DATASET SECTION:
>> start

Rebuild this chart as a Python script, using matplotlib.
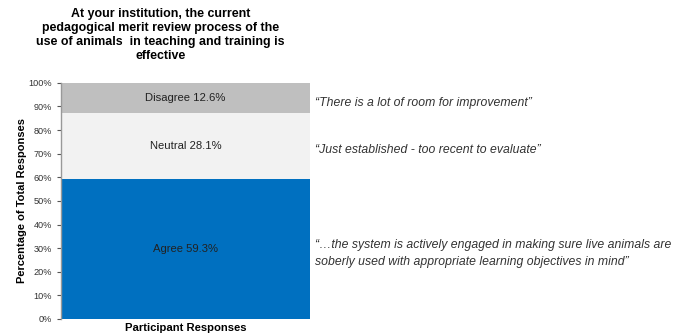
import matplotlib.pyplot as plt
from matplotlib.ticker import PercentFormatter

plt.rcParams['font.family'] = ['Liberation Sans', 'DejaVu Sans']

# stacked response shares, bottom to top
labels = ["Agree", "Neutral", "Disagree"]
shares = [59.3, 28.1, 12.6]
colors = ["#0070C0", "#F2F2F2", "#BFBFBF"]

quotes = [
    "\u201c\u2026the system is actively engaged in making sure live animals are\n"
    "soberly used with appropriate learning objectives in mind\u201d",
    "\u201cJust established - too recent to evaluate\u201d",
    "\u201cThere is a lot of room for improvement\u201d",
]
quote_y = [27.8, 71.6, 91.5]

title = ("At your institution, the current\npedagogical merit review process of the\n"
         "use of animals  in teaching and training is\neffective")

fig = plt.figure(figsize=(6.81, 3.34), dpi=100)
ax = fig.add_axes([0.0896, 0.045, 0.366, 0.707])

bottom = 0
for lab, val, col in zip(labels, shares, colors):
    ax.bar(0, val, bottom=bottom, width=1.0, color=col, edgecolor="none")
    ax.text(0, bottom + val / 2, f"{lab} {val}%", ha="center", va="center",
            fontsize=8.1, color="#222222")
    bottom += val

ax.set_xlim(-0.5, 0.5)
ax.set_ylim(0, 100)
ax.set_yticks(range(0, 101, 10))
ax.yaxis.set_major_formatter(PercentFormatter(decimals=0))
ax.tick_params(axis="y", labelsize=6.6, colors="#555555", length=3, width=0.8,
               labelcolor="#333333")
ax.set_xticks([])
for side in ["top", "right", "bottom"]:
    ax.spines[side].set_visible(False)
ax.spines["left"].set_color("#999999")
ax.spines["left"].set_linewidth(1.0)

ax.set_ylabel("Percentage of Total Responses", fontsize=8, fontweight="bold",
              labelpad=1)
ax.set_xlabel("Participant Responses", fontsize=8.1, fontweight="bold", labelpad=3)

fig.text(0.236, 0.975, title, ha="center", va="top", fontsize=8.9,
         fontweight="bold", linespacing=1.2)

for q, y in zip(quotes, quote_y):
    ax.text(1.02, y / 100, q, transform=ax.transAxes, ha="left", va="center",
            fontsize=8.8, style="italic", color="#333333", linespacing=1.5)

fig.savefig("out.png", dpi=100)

>> end

WHAT TO PRODUCE: Search the data above for the string "matplotlib" and return every line that has it.

ANSWER BELOW:
Rebuild this chart as a Python script, using matplotlib.
import matplotlib.pyplot as plt
from matplotlib.ticker import PercentFormatter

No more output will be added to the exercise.